▶ [Work to complete]:
Print, word for word, every line from the beginning of the listing up to and including the line with "81, left: 102". Pictures are to be excluded.

▶ [Provided data]:
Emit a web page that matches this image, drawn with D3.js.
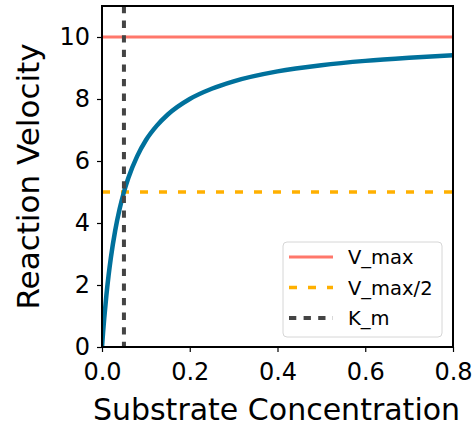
<!DOCTYPE html>
<html>
<head>
<meta charset="utf-8">
<script src="https://cdn.jsdelivr.net/npm/d3@7"></script>
<style>
  body { margin: 0; background: #fff; }
  text { font-family: "DejaVu Sans", sans-serif; fill: #000; }
</style>
</head>
<body>
<svg id="chart" width="473" height="428"></svg>
<script>
const width = 473, height = 428;
const margin = { top: 6, right: 20, bottom: 81, left: 102 };

// substrate concentration and velocity
const substrate = [0, 0.0025, 0.005, 0.01, 0.015, 0.02, 0.03, 0.04, 0.05, 0.06, 0.08,
  0.1, 0.125, 0.15, 0.2, 0.25, 0.3, 0.4, 0.5, 0.6, 0.7, 0.8];
const velocity = [0, 0.48, 0.91, 1.67, 2.31, 2.86, 3.75, 4.44, 5.0, 5.45, 6.15,
  6.67, 7.14, 7.5, 8.0, 8.33, 8.57, 8.89, 9.09, 9.23, 9.33, 9.41];

const vMax = 10, halfVMax = 5, kM = 0.05;
const xTicks = [0, 0.2, 0.4, 0.6, 0.8];
const yTicks = [0, 2, 4, 6, 8, 10];
const legendLabels = ["V_max", "V_max/2", "K_m"];

const svg = d3.select("#chart");
const x = d3.scaleLinear().domain([0, 0.8]).range([margin.left, width - margin.right]);
const y = d3.scaleLinear().domain([0, 11]).range([height - margin.bottom, margin.top]);

const plot = svg.append("g");
plot.append("clipPath").attr("id", "clip")
  .append("rect")
  .attr("x", margin.left).attr("y", margin.top)
  .attr("width", x(0.8) - margin.left).attr("height", y(0) - margin.top);

const inner = plot.append("g").attr("clip-path", "url(#clip)");

// V_max
inner.append("line")
  .attr("x1", x(0)).attr("x2", x(0.8))
  .attr("y1", y(vMax)).attr("y2", y(vMax))
  .attr("stroke", "#ff776b").attr("stroke-width", 3);

// V_max / 2
inner.append("line")
  .attr("x1", x(0)).attr("x2", x(0.8))
  .attr("y1", y(halfVMax)).attr("y2", y(halfVMax))
  .attr("stroke", "#ffb000").attr("stroke-width", 3.5)
  .attr("stroke-dasharray", "8,11");

// Michaelis-Menten curve
const line = d3.line()
  .x((d, i) => x(substrate[i]))
  .y(d => y(d))
  .curve(d3.curveMonotoneX);

inner.append("path")
  .datum(velocity)
  .attr("d", line)
  .attr("fill", "none")
  .attr("stroke", "#00719c")
  .attr("stroke-width", 4.5);

// K_m
inner.append("line")
  .attr("x1", x(kM)).attr("x2", x(kM))
  .attr("y1", y(11)).attr("y2", y(0))
  .attr("stroke", "#444").attr("stroke-width", 4)
  .attr("stroke-dasharray", "7.3,7.3");

// axes
const xAxis = svg.append("g")
  .attr("transform", `translate(0,${y(0)})`)
  .call(d3.axisBottom(x).tickValues(xTicks).tickFormat(d3.format(".1f")).tickSize(5).tickPadding(11));
const yAxis = svg.append("g")
  .attr("transform", `translate(${x(0)},0)`)
  .call(d3.axisLeft(y).tickValues(yTicks).tickFormat(d3.format("d")).tickSize(5).tickPadding(7));

[xAxis, yAxis].forEach(a => {
  a.select(".domain").remove();
  a.selectAll(".tick line").attr("stroke", "#000").attr("stroke-width", 1.2);
  a.selectAll(".tick text").style("font-size", "24px").style("font-family", "DejaVu Sans");
});

// frame
svg.append("rect")
  .attr("x", x(0)).attr("y", y(11))
  .attr("width", x(0.8) - x(0)).attr("height", y(0) - y(11))
  .attr("fill", "none").attr("stroke", "#000").attr("stroke-width", 2);

svg.append("text")
  .attr("x", (x(0) + x(0.8)) / 2 - 1).attr("y", 420)
  .attr("text-anchor", "middle").style("font-size", "30px")
  .text("Substrate Concentration");

svg.append("text")
  .attr("transform", `translate(39,${(y(0) + y(11)) / 2}) rotate(-90)`)
  .attr("text-anchor", "middle").style("font-size", "31px")
  .text("Reaction Velocity");

// legend
const legend = svg.append("g");
legend.append("rect")
  .attr("x", 283).attr("y", 242).attr("width", 159).attr("height", 95)
  .attr("rx", 4).attr("fill", "#fff").attr("fill-opacity", 0.8)
  .attr("stroke", "#d6d6d6").attr("stroke-width", 1);

const legendStyles = [
  { color: "#ff776b", dash: null, w: 3 },
  { color: "#ffb000", dash: "8,11", w: 3.5 },
  { color: "#444", dash: "7.3,7.3", w: 4 }
];

legendLabels.forEach((label, i) => {
  const ly = 257 + i * 30.5;
  const s = legendStyles[i];
  legend.append("line")
    .attr("x1", 289).attr("x2", 333).attr("y1", ly).attr("y2", ly)
    .attr("stroke", s.color).attr("stroke-width", s.w)
    .attr("stroke-dasharray", s.dash);
  legend.append("text")
    .attr("x", 348).attr("y", ly + 7)
    .style("font-size", "19.5px")
    .text(label);
});
</script>
</body>
</html>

▶ [Complete answer]:
Emit a web page that matches this image, drawn with D3.js.
<!DOCTYPE html>
<html>
<head>
<meta charset="utf-8">
<script src="https://cdn.jsdelivr.net/npm/d3@7"></script>
<style>
  body { margin: 0; background: #fff; }
  text { font-family: "DejaVu Sans", sans-serif; fill: #000; }
</style>
</head>
<body>
<svg id="chart" width="473" height="428"></svg>
<script>
const width = 473, height = 428;
const margin = { top: 6, right: 20, bottom: 81, left: 102 };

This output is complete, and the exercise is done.